Monetary Policy

Policy Brief
EN
20.03.25

When America Rewrites the Rules, Europe Needs a Plan

Trump’s trade and currency agenda could redraw the global economy, testing Europe’s sovereignty and the ECB’s resolve.

Executive Summary

The second Trump presidency could reorder the global economy on American terms. In this study for the European Parliament, “Europe’s Policy Options in the Face of Trump’s Global Economic Reordering”, we examine how renewed US protectionism, exchange-rate pressure, and selective disengagement from multilateral institutions could reshape the macro environment for Europe. Broad tariffs and unpredictable policy shocks would raise inflation while weighing on growth, forcing the EU and the ECB to navigate difficult trade-offs between price stability and demand support.

Europe is directly in the line of fire. “Reciprocal” US tariffs would grant wide discretion to levy duties on EU goods, potentially citing VAT and EU regulations as de-facto trade barriers. In a high-tariff scenario, model results indicate EU27 exports to the US could fall by ~17% and EU real wages by ~0.25%, with Canada and Mexico facing even larger losses. More limited tariff actions still complicate the outlook through supply-chain rerouting and uncertainty.

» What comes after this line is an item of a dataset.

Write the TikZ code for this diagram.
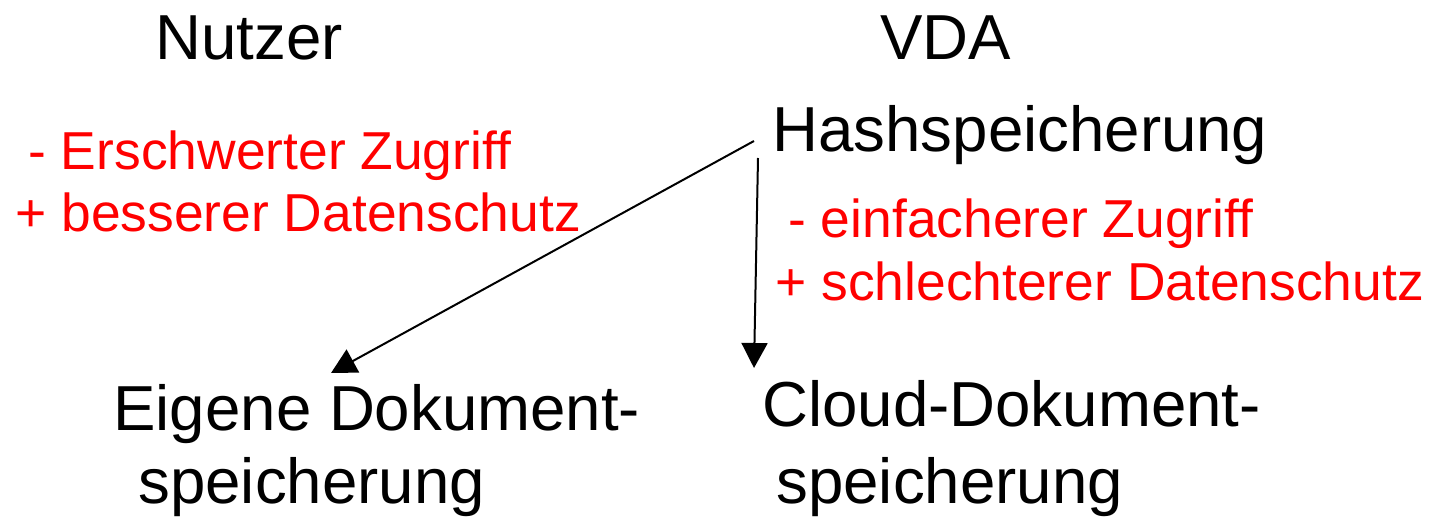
\documentclass[tikz,border=0pt]{standalone}
\usepackage{fontspec}
\setmainfont{Liberation Sans}
\usepackage{tikz}
\usetikzlibrary{arrows.meta}

\begin{document}
\begin{tikzpicture}[x=0.5pt, y=-0.5pt,
  every node/.style={inner sep=0pt, anchor=base west},
  head/.style={font=\fontsize{31.8}{38}\selectfont},
  pro/.style={font=\fontsize{26.7}{32}\selectfont, text=red},
  arr/.style={-{Triangle[width=13pt,length=12.5pt]}, line width=1pt}]
\useasboundingbox (0,0) rectangle (1441,518);
%nodes
\node[head] (user) at (155,60) {Nutzer};
\node[head] (vda) at (880,60) {VDA};
\node[head] (hash) at (772,152) {Hashspeicherung};
\node[pro] (minus1) at (28,170) {- Erschwerter Zugriff};
\node[pro] (plus1) at (15,232) {+ besserer Datenschutz};
\node[pro] (minus2) at (788,238) {- einfacherer Zugriff};
\node[pro] (plus2) at (775,300) {+ schlechterer Datenschutz};
\node[head] (own1) at (113,430) {Eigene Dokument-};
\node[head] (own2) at (138,503) {speicherung};
\node[head] (cloud1) at (762,426) {Cloud-Dokument-};
\node[head] (cloud2) at (776,503) {speicherung};
%arrows
\draw[arr] ([xshift=-9pt, yshift=5.5pt]hash.base west) to ([xshift=109pt, yshift=28.5pt]own1.base west);
\draw[arr] ([xshift=-7pt, yshift=-3pt]hash.base west) to ([xshift=-4pt, yshift=29pt]cloud1.base west);
\end{tikzpicture}
\end{document}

Risks extend beyond trade into finance and currencies. An “escalate-to-de-escalate” strategy could push toward a Plaza-style currency accord—or, in a tail-risk scenario, trigger financial fragmentation if the US politicises dollar liquidity or withdraws support for the IMF/WTO. Either path would heighten exchange-rate volatility and test Europe’s macro framework.

The ECB may be pushed to the edge of its current toolkit. Tariffs and possible FX shocks combine upside inflation risks with weaker activity. The ECB would need to calibrate rate policy and balance-sheet normalisation cautiously, strengthen swap/repo facilities, and coordinate more closely with fiscal authorities. In extreme scenarios, it may need to expand counterparties and backstops to safeguard financial stability.

Preparing now improves Europe’s room for manoeuvre. Clear contingency planning — on tariffs, FX coordination (Art. 219 TFEU), liquidity lines, and fiscal-monetary interaction — can mitigate spillovers and preserve resilience if global rules fray or a negotiated re-alignment materialises.

Policy recommendations

  1. Plan for tariff shock management. Use scenario-based ECB projections; pace balance-sheet reduction prudently; preserve public-investment envelopes to stabilise demand during trade disruptions.

  2. Strengthen Europe’s financial safety net. Pre-authorise expanded ECB swap/repo lines and counterparties; coordinate with ESMA/ESRB to monitor market plumbing under stress.

  3. Clarify FX governance for contingencies. Prepare ECOFIN-ECB procedures for possible cooperative FX actions under Art. 219 TFEU, including communication protocols and intervention guardrails.

  4. Coordinate EU trade and industrial responses. Align targeted retaliation with Single-Market cohesion; accelerate diversification of critical inputs and demand-side support for exposed sectors.

  5. Reinforce multilateral fallback options. Develop EU positions on IMF resources, emergency liquidity and global policy coordination in case US policy shifts strain existing arrangements.

  6. Improve transparency and modelling. Publish regular tariff/FX stress tests (trade, prices, employment) and embed short-term elasticities and GVC effects into official assessments.

This study was prepared for the European Parliament’s Committee on Economic and Monetary Affairs (ECON) ahead of the Monetary Dialogue with the ECB President on 20 March 2025.